Problem description: All of the listing below must be repeated word for word. Pictures are the only thing to omit.

Source material:
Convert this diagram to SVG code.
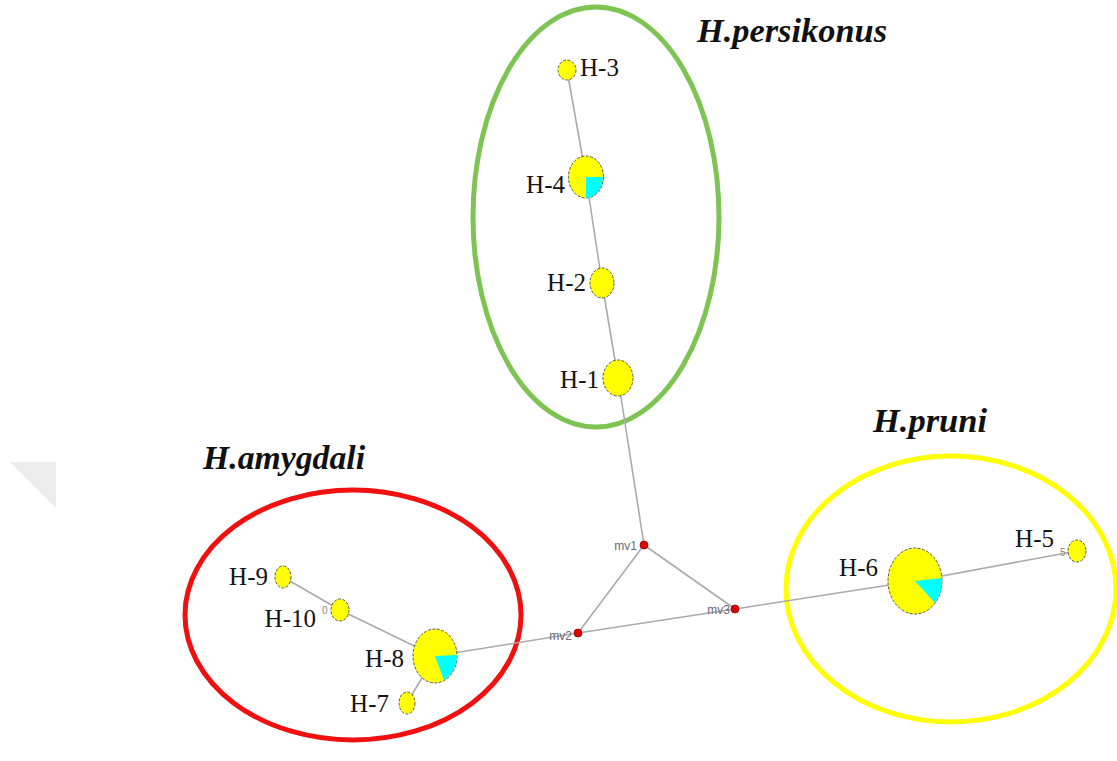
<svg xmlns="http://www.w3.org/2000/svg" width="1117" height="761" viewBox="0 0 1117 761">
<style>
.grp{fill:none;stroke-width:5}
.title{font-family:"Liberation Serif",serif;font-weight:bold;font-style:italic;font-size:33px;fill:#111}
.lbl{font-family:"Liberation Serif",serif;font-size:25px;fill:#151515}
.mvl{font-family:"Liberation Sans",sans-serif;font-size:12px;fill:#6a6a7a}
.tiny{font-family:"Liberation Sans",sans-serif;font-size:10px;fill:#888}
.hap{fill:#ffff00;stroke:#555;stroke-width:1;stroke-dasharray:3 1.5}
.cyan{fill:#00ffff;stroke:none}
.mv{fill:#e00000;stroke:#900;stroke-width:0.8}
.edge{stroke:#aaa;stroke-width:1.6;fill:none}
</style>
<rect width="1117" height="761" fill="#fff"/>
<polygon points="10,462 56,462 56,508" fill="#ececec"/>
<g id="groups">
<ellipse class="grp" cx="596" cy="217" rx="123" ry="210" stroke="#7dc452"/>
<ellipse class="grp" cx="353" cy="615" rx="168" ry="125" stroke="#f01010"/>
<ellipse class="grp" cx="951" cy="589" rx="165" ry="133" stroke="#ffff00"/>
</g>
<g id="titles">
<text class="title" x="697" y="42" textLength="190" lengthAdjust="spacingAndGlyphs">H.persikonus</text>
<text class="title" x="873" y="432" textLength="114" lengthAdjust="spacingAndGlyphs">H.pruni</text>
<text class="title" x="203" y="469" textLength="162" lengthAdjust="spacingAndGlyphs">H.amygdali</text>
</g>
<g id="connectors">
<line class="edge" x1="567" y1="70" x2="586" y2="177"/>
<line class="edge" x1="586" y1="177" x2="602" y2="283"/>
<line class="edge" x1="602" y1="283" x2="618" y2="378"/>
<line class="edge" x1="618" y1="378" x2="644" y2="545"/>
<line class="edge" x1="644" y1="545" x2="578" y2="633"/>
<line class="edge" x1="644" y1="545" x2="735" y2="609"/>
<line class="edge" x1="578" y1="633" x2="735" y2="609"/>
<line class="edge" x1="735" y1="609" x2="915" y2="581"/>
<line class="edge" x1="915" y1="581" x2="1077" y2="551"/>
<line class="edge" x1="578" y1="633" x2="435" y2="656"/>
<line class="edge" x1="283" y1="577" x2="340" y2="610"/>
<line class="edge" x1="340" y1="610" x2="435" y2="656"/>
<line class="edge" x1="435" y1="656" x2="407" y2="703"/>
</g>
<g id="H-3"><ellipse class="hap" cx="567" cy="70" rx="9" ry="10"/><text class="lbl" x="580" y="76">H-3</text></g>
<g id="H-4"><ellipse class="hap" cx="586" cy="177" rx="17.5" ry="21"/><path class="cyan" d="M586,177 L603,177 A17.5,21 0 0,1 586,198 Z"/><text class="lbl" x="565" y="193" text-anchor="end">H-4</text></g>
<g id="H-2"><ellipse class="hap" cx="602" cy="283" rx="12" ry="15"/><text class="lbl" x="586" y="291" text-anchor="end">H-2</text></g>
<g id="H-1"><ellipse class="hap" cx="618" cy="378" rx="15" ry="18"/><text class="lbl" x="599" y="388" text-anchor="end">H-1</text></g>
<g id="mv1"><circle class="mv" cx="644" cy="545" r="4"/><text class="mvl" x="637" y="550" text-anchor="end">mv1</text></g>
<g id="mv2"><circle class="mv" cx="578" cy="633" r="4"/><text class="mvl" x="572" y="640" text-anchor="end">mv2</text></g>
<g id="mv3"><circle class="mv" cx="735" cy="609" r="4"/><text class="mvl" x="730" y="614" text-anchor="end">mv3</text></g>
<g id="H-9"><ellipse class="hap" cx="283" cy="577" rx="8" ry="11"/><text class="lbl" x="268" y="585" text-anchor="end">H-9</text></g>
<g id="H-10"><ellipse class="hap" cx="340" cy="610" rx="9" ry="11"/><text class="lbl" x="316" y="627" text-anchor="end">H-10</text><text class="tiny" x="322" y="614">0</text></g>
<g id="H-8"><ellipse class="hap" cx="435" cy="656" rx="22" ry="27"/><path class="cyan" d="M435,656 L457,655 A22,27 0 0,1 444,680 Z"/><text class="lbl" x="404" y="667" text-anchor="end">H-8</text></g>
<g id="H-7"><ellipse class="hap" cx="407" cy="703" rx="8" ry="11"/><text class="lbl" x="389" y="712" text-anchor="end">H-7</text></g>
<g id="H-6"><ellipse class="hap" cx="915" cy="581" rx="27" ry="33"/><path class="cyan" d="M915,581 L942,578 A27,33 0 0,1 935,603 Z"/><text class="lbl" x="878" y="576" text-anchor="end">H-6</text></g>
<g id="H-5"><ellipse class="hap" cx="1077" cy="551" rx="9" ry="11"/><text class="lbl" x="1054" y="547" text-anchor="end">H-5</text><text class="tiny" x="1060" y="556">5</text></g>
</svg>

The reply:
Convert this diagram to SVG code.
<svg xmlns="http://www.w3.org/2000/svg" width="1117" height="761" viewBox="0 0 1117 761">
<style>
.grp{fill:none;stroke-width:5}
.title{font-family:"Liberation Serif",serif;font-weight:bold;font-style:italic;font-size:33px;fill:#111}
.lbl{font-family:"Liberation Serif",serif;font-size:25px;fill:#151515}
.mvl{font-family:"Liberation Sans",sans-serif;font-size:12px;fill:#6a6a7a}
.tiny{font-family:"Liberation Sans",sans-serif;font-size:10px;fill:#888}
.hap{fill:#ffff00;stroke:#555;stroke-width:1;stroke-dasharray:3 1.5}
.cyan{fill:#00ffff;stroke:none}
.mv{fill:#e00000;stroke:#900;stroke-width:0.8}
.edge{stroke:#aaa;stroke-width:1.6;fill:none}
</style>
<rect width="1117" height="761" fill="#fff"/>
<polygon points="10,462 56,462 56,508" fill="#ececec"/>
<g id="groups">
<ellipse class="grp" cx="596" cy="217" rx="123" ry="210" stroke="#7dc452"/>
<ellipse class="grp" cx="353" cy="615" rx="168" ry="125" stroke="#f01010"/>
<ellipse class="grp" cx="951" cy="589" rx="165" ry="133" stroke="#ffff00"/>
</g>
<g id="titles">
<text class="title" x="697" y="42" textLength="190" lengthAdjust="spacingAndGlyphs">H.persikonus</text>
<text class="title" x="873" y="432" textLength="114" lengthAdjust="spacingAndGlyphs">H.pruni</text>
<text class="title" x="203" y="469" textLength="162" lengthAdjust="spacingAndGlyphs">H.amygdali</text>
</g>
<g id="connectors">
<line class="edge" x1="567" y1="70" x2="586" y2="177"/>
<line class="edge" x1="586" y1="177" x2="602" y2="283"/>
<line class="edge" x1="602" y1="283" x2="618" y2="378"/>
<line class="edge" x1="618" y1="378" x2="644" y2="545"/>
<line class="edge" x1="644" y1="545" x2="578" y2="633"/>
<line class="edge" x1="644" y1="545" x2="735" y2="609"/>
<line class="edge" x1="578" y1="633" x2="735" y2="609"/>
<line class="edge" x1="735" y1="609" x2="915" y2="581"/>
<line class="edge" x1="915" y1="581" x2="1077" y2="551"/>
<line class="edge" x1="578" y1="633" x2="435" y2="656"/>
<line class="edge" x1="283" y1="577" x2="340" y2="610"/>
<line class="edge" x1="340" y1="610" x2="435" y2="656"/>
<line class="edge" x1="435" y1="656" x2="407" y2="703"/>
</g>
<g id="H-3"><ellipse class="hap" cx="567" cy="70" rx="9" ry="10"/><text class="lbl" x="580" y="76">H-3</text></g>
<g id="H-4"><ellipse class="hap" cx="586" cy="177" rx="17.5" ry="21"/><path class="cyan" d="M586,177 L603,177 A17.5,21 0 0,1 586,198 Z"/><text class="lbl" x="565" y="193" text-anchor="end">H-4</text></g>
<g id="H-2"><ellipse class="hap" cx="602" cy="283" rx="12" ry="15"/><text class="lbl" x="586" y="291" text-anchor="end">H-2</text></g>
<g id="H-1"><ellipse class="hap" cx="618" cy="378" rx="15" ry="18"/><text class="lbl" x="599" y="388" text-anchor="end">H-1</text></g>
<g id="mv1"><circle class="mv" cx="644" cy="545" r="4"/><text class="mvl" x="637" y="550" text-anchor="end">mv1</text></g>
<g id="mv2"><circle class="mv" cx="578" cy="633" r="4"/><text class="mvl" x="572" y="640" text-anchor="end">mv2</text></g>
<g id="mv3"><circle class="mv" cx="735" cy="609" r="4"/><text class="mvl" x="730" y="614" text-anchor="end">mv3</text></g>
<g id="H-9"><ellipse class="hap" cx="283" cy="577" rx="8" ry="11"/><text class="lbl" x="268" y="585" text-anchor="end">H-9</text></g>
<g id="H-10"><ellipse class="hap" cx="340" cy="610" rx="9" ry="11"/><text class="lbl" x="316" y="627" text-anchor="end">H-10</text><text class="tiny" x="322" y="614">0</text></g>
<g id="H-8"><ellipse class="hap" cx="435" cy="656" rx="22" ry="27"/><path class="cyan" d="M435,656 L457,655 A22,27 0 0,1 444,680 Z"/><text class="lbl" x="404" y="667" text-anchor="end">H-8</text></g>
<g id="H-7"><ellipse class="hap" cx="407" cy="703" rx="8" ry="11"/><text class="lbl" x="389" y="712" text-anchor="end">H-7</text></g>
<g id="H-6"><ellipse class="hap" cx="915" cy="581" rx="27" ry="33"/><path class="cyan" d="M915,581 L942,578 A27,33 0 0,1 935,603 Z"/><text class="lbl" x="878" y="576" text-anchor="end">H-6</text></g>
<g id="H-5"><ellipse class="hap" cx="1077" cy="551" rx="9" ry="11"/><text class="lbl" x="1054" y="547" text-anchor="end">H-5</text><text class="tiny" x="1060" y="556">5</text></g>
</svg>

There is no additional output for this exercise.